Está sentado y mira: recorre el álbum con fotos, de vez en cuando bebe y sigue mirando. Es posible que tenga frío y entonces prefiera revivir el sol de la foto con cuerpos y cabezas de hace años. Hay árboles, un coche oscuro, una sombra que abarca la mitad de uno de los cuerpos, el de la izquierda exactamente. Ha de ser su padre y en otra, más adelante, el joven con quien compartió el viaje a Lima, hablaba poco, hicieron almuerzos y paseos juntos, además el mismo hotel lleno de mochileros, parejas en aventura, juntos habrán pedido la llave a ese japonés que andaba en el cambio negro y otras oscuridades. Ahora mira, se mira, mira sus manos y tiene arrugas, como la de aquella montaña quizá de Génova o de Santos. Deben ser las siete de la tarde. Se despereza de tanto en tanto, vuelve a beber, se le agotan las páginas del álbum. Afuera está claro y no llueve como ayer. Por la ventana ve carteles de publicidad, las paredes pintadas, bastante gente que circula todavía por la plaza, y los árboles movidos por el viento, el verde en las fotos, y los bancos de piedra, blancos, grises, con figuras gesticulantes. Se besan dos, pasa una vieja cargada con las bolsas del mercado, dos chicos se persiguen.
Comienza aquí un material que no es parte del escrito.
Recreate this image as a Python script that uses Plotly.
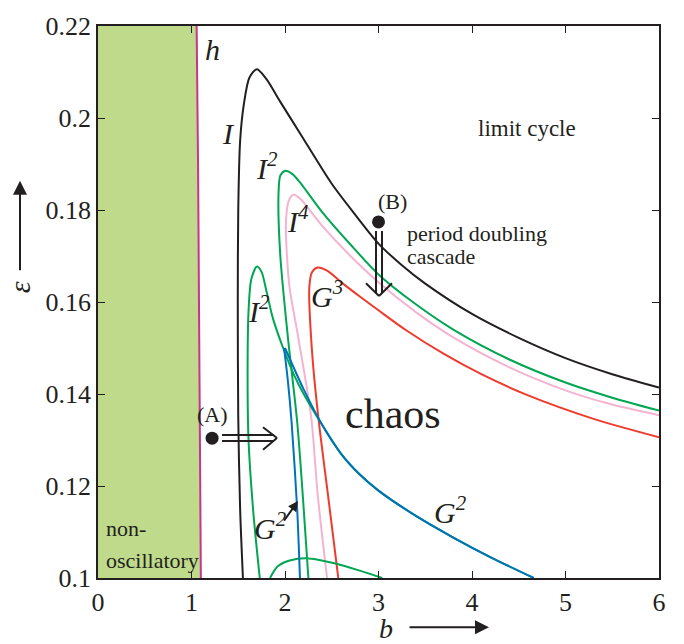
import plotly.graph_objects as go

# ---------------- data ----------------
h_b   = [1.100, 1.090, 1.080, 1.070, 1.055]
h_eps = [0.100, 0.130, 0.160, 0.190, 0.220]

I_b   = [1.55, 1.52, 1.50, 1.495, 1.50, 1.52, 1.56, 1.62, 1.70, 1.80, 1.95, 2.16, 2.50, 2.75, 3.00, 3.25, 3.50, 4.00, 4.50, 5.00, 5.50, 6.00]
I_eps = [0.100, 0.115, 0.135, 0.160, 0.180, 0.195, 0.203, 0.2088, 0.2106, 0.2085, 0.2035, 0.1967, 0.1857, 0.1790, 0.1727, 0.1680, 0.1640, 0.1574, 0.1522, 0.1478, 0.1443, 0.1414]

I2a_b   = [2.25, 2.19, 2.13, 2.03, 1.95, 1.93, 1.95, 2.00, 2.08, 2.16, 2.40, 2.70, 3.00, 3.40, 3.80, 4.40, 5.00, 5.50, 6.00]
I2a_eps = [0.100, 0.118, 0.134, 0.1525, 0.170, 0.183, 0.1875, 0.1885, 0.1878, 0.1860, 0.1795, 0.1725, 0.1660, 0.1595, 0.1540, 0.1475, 0.1425, 0.1392, 0.1364]

I4_b   = [2.45, 2.35, 2.28, 2.14, 2.05, 2.02, 2.01, 2.04, 2.09, 2.16, 2.40, 2.70, 3.00, 3.40, 3.80, 4.40, 5.00, 5.50, 6.00]
I4_eps = [0.100, 0.118, 0.135, 0.1525, 0.163, 0.1703, 0.1774, 0.1820, 0.1833, 0.1825, 0.1765, 0.1700, 0.1643, 0.1578, 0.1523, 0.1458, 0.1408, 0.1377, 0.1354]

G3_b   = [2.57, 2.46, 2.36, 2.29, 2.26, 2.29, 2.35, 2.45, 2.62, 2.80, 3.00, 3.30, 3.70, 4.10, 4.60, 5.30, 6.00]
G3_eps = [0.100, 0.118, 0.1343, 0.149, 0.1632, 0.1665, 0.1675, 0.1668, 0.1640, 0.1612, 0.1582, 0.1538, 0.1487, 0.1443, 0.1397, 0.1346, 0.1306]

I2b_b   = [1.73, 1.66, 1.61, 1.60, 1.61, 1.64, 1.70, 1.75, 1.80, 1.87, 1.98, 2.10, 2.20, 2.40, 2.60, 2.80, 3.00, 3.40, 3.80, 4.20, 4.66]
I2b_eps = [0.100, 0.1146, 0.130, 0.145, 0.158, 0.165, 0.1677, 0.1665, 0.1625, 0.1565, 0.1500, 0.1440, 0.1400, 0.1332, 0.1270, 0.1225, 0.1190, 0.1135, 0.1088, 0.1045, 0.1000]

G2L_b   = [2.16, 2.13, 2.07, 2.03, 1.99]
G2L_eps = [0.100, 0.115, 0.134, 0.143, 0.150]

G2R_b   = [2.00, 2.20, 2.40, 2.60, 2.80, 3.00, 3.40, 3.80, 4.20, 4.66]
G2R_eps = [0.1500, 0.1410, 0.1332, 0.1270, 0.1225, 0.1190, 0.1135, 0.1088, 0.1045, 0.1000]

hump_b   = [1.84, 1.92, 2.05, 2.23, 2.55, 2.80, 3.04]
hump_eps = [0.100, 0.1025, 0.1038, 0.1043, 0.1031, 0.1016, 0.100]

A_point = [1.22, 0.1304]
B_point = [3.00, 0.1774]

x_ticks = [0, 1, 2, 3, 4, 5, 6]
y_ticks = [0.10, 0.12, 0.14, 0.16, 0.18, 0.20, 0.22]
y_ticktext = ["0.1", "0.12", "0.14", "0.16", "0.18", "0.2", "0.22"]

# ---------------- styling ----------------
FONT = "Liberation Serif"
C_BLACK = "#231f20"
C_GREEN = "#00a651"
C_PINK = "#f4b3d0"
C_RED = "#ee3b2d"
C_BLUE = "#0072bc"
C_MAG = "#c7358f"
C_FILL = "#bfda8b"

W, H = 684, 644
L, R, T, B = 98, 25, 18, 66
X0, X1 = 0, 6
Y0, Y1 = 0.10, 0.22


def P(px, py):
    """pixel -> paper coordinates (for annotation / shape placement only)"""
    return (px - L) / (W - L - R), 1 - (py - T) / (H - T - B)


fig = go.Figure()

# non-oscillatory region (bounded by the h curve)
fill_x = [0] + h_b + [0]
fill_y = [h_eps[0]] + h_eps + [h_eps[-1]]
fig.add_trace(go.Scatter(x=fill_x, y=fill_y, fill="toself", fillcolor=C_FILL, mode="none", hoverinfo="skip"))


def curve(xs, ys, color, width=2.0):
    fig.add_trace(go.Scatter(x=xs, y=ys, mode="lines",
                             line=dict(color=color, width=width, shape="spline", smoothing=0.8)))


curve(h_b, h_eps, C_MAG, 2)
curve(I_b, I_eps, C_BLACK)
curve(I2a_b, I2a_eps, C_GREEN)
curve(I4_b, I4_eps, C_PINK)
curve(G3_b, G3_eps, C_RED)
curve(I2b_b, I2b_eps, C_GREEN)
curve(hump_b, hump_eps, C_GREEN)
curve(G2L_b, G2L_eps, C_BLUE)
curve(G2R_b, G2R_eps, C_BLUE)

fig.add_trace(go.Scatter(x=[A_point[0], B_point[0]], y=[A_point[1], B_point[1]], mode="markers",
                         marker=dict(color=C_BLACK, size=13), cliponaxis=False))

annotations = []


def text(px, py, s, size, italic=False, xanchor="center", align="center", angle=0):
    x, y = P(px, py)
    if italic:
        s = "<i>" + s + "</i>"
    annotations.append(dict(x=x, y=y, xref="paper", yref="paper", text=s, showarrow=False,
                            font=dict(family=FONT, size=size, color=C_BLACK), textangle=angle,
                            xanchor=xanchor, yanchor="middle", align=align))


text(212, 42, "h", 30, True)
text(228, 127, "I", 30, True)
text(267, 160, "I<sup>2</sup>", 30, True)
text(298, 214, "I<sup>4</sup>", 30, True)
text(259, 305, "I<sup>2</sup>", 30, True)
text(327, 290, "G<sup>3</sup>", 30, True)
text(270, 525, "G<sup>2</sup>", 30, True)
text(450, 509, "G<sup>2</sup>", 30, True)
text(527, 122, "limit cycle", 23)
text(392, 196, "(B)", 22)
text(212, 412, "(A)", 22)
text(405, 229, "period doubling", 22, xanchor="left")
text(405, 252, "cascade", 22, xanchor="left")
text(393, 412, "chaos", 42)
text(104, 528, "non-", 22, xanchor="left")
text(104, 560, "oscillatory", 22, xanchor="left")

# axis titles with arrows
text(386, 629, "b", 28, True)
text(19, 283, "ε", 30, True, angle=-90)


def arrow(p_from, p_to, head=1.0):
    xh, yh = P(*p_to)
    annotations.append(dict(x=xh, y=yh, xref="paper", yref="paper", text="", showarrow=True,
                            ax=p_from[0] - p_to[0], ay=p_from[1] - p_to[1],
                            arrowhead=2, arrowsize=head, arrowwidth=2, arrowcolor=C_BLACK))


arrow((408, 628), (489, 628), 1.4)
arrow((20, 266), (20, 175), 1.4)
arrow((283, 521), (298, 500), 1.0)

shapes = []


def seg(p1, p2, w=2):
    x1, y1 = P(*p1)
    x2, y2 = P(*p2)
    shapes.append(dict(type="line", x0=x1, y0=y1, x1=x2, y1=y2, xref="paper", yref="paper",
                       line=dict(color=C_BLACK, width=w)))


# double arrow (A) ->
seg((222, 433), (274, 433))
seg((222, 439), (274, 439))
seg((263, 425), (277, 436))
seg((277, 436), (263, 448))
# double arrow (B) down
seg((376, 226), (376, 289))
seg((382, 226), (382, 289))
seg((366, 279), (379, 292))
seg((379, 292), (392, 279))

fig.update_layout(
    width=W, height=H,
    margin=dict(l=L, r=R, t=T, b=B),
    paper_bgcolor="white", plot_bgcolor="white",
    showlegend=False,
    annotations=annotations, shapes=shapes,
    font=dict(family=FONT, color=C_BLACK),
)
axis_common = dict(showline=True, linecolor=C_BLACK, linewidth=1.5, mirror="allticks",
                   ticks="inside", ticklen=7, tickwidth=1.2, tickcolor=C_BLACK,
                   showgrid=False, zeroline=False,
                   tickfont=dict(family=FONT, size=26, color=C_BLACK))
fig.update_xaxes(range=[X0, X1], tickvals=x_ticks, **axis_common)
fig.update_yaxes(range=[Y0, Y1], tickvals=y_ticks, ticktext=y_ticktext, **axis_common)

fig.write_html("out.html")
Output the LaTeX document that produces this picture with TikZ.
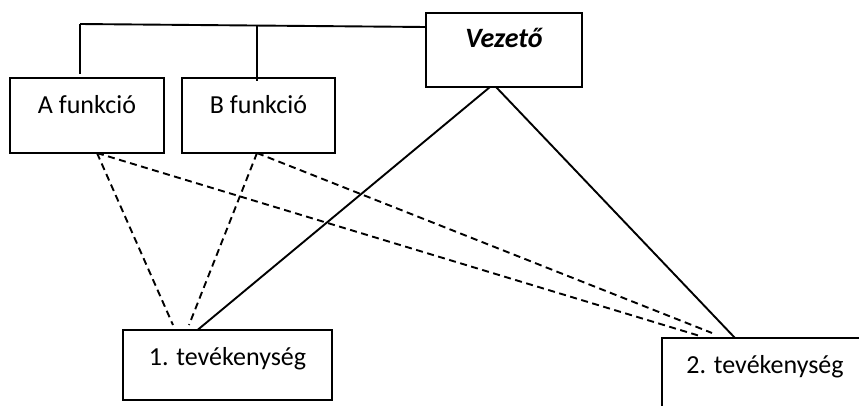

El cristal le ofrece una difusa imagen suya, se mira, mira las fotos, no se ha peinado todavía, encuentra que la sombra debajo de los ojos le sienta bien, un cartel se enciende y se apaga, habla del cigarrillo para sus momentos de ocio, de placer, de intimidad, y en ese mismo momento enciende uno de los suyos, observa como se consume el fuego del fósforo, reproduce imágenes de cine, ha visto antes a alguien en una pose semejante, actúa, mira la curva que realiza el fósforo consumiéndose como un viejo. Ése que alguien captó en una calle de Palos de Moguer, la vida agostándose en segundos, mira al viejo en el álbum, mira el fósforo, mira la planta triste después de tantos días sin agua. Ahora se incorpora, acaricia la mesa, va al baño, se abre la cremallera lentamente, pone en libertad su sexo oculto, el fósforo, se para frente al inodoro, se relaja, mea y mea, deben ser litros, mira el líquido, el agua de las mangueras lanzando chorros en la plaza, se queda estático, se derrama. Después decide dormir o quizá viaja, o quizá se hunde en recuerdos de lugares y cabellos acariciados alguna vez en horas veloces, o quizá se va y no vuelve, o quizá se observa nuevamente en el cristal, o quizás escupe en el espejo, o quizá marca un número en el teléfono y nadie contesta, o quizá mastica un pedazo de pollo mientras rememora carnes de hombres y mujeres sepultados, o quizás es simple y enciende la televisión por hacer algo, o quizás escribe una carta sin memoria, o quizás escribe sin pensar en lo que escribe, o quizás levanta el vaso y brinda por cualquier ausente, o quizás se remuerde y se lastima los labios esperando, o quizás se olvidó debajo de la almohada el alicate, o quizás dejó su voz en el zapato, o quizá se atreve y llama nuevamente, y le contestan y se ve eyaculando en el desierto.
Está ahora en la calle. Ha cerrado todas las puertas, ha cerrado la llave del gas, ha mirado detenidamente sus maletas, ha dejado en desorden sus papeles. Camina eligiendo un rumbo cierto. Llega y toca el timbre, entra sin hablar, enciende un cigarrillo, se enreda y enciende en el abrazo premeditado,
el cuerpo inevitable y apenas conocido le llega con sabor a café, a sábanas, a algún almuerzo lejano.
Mario Merlino en Voces comunes (1977), incluido en Voces comunes y otros poemas. Obra reunida 1977-2006 (Fondo de Cultura Económica, Madrid, 2012, ed. de Benito del Pliego).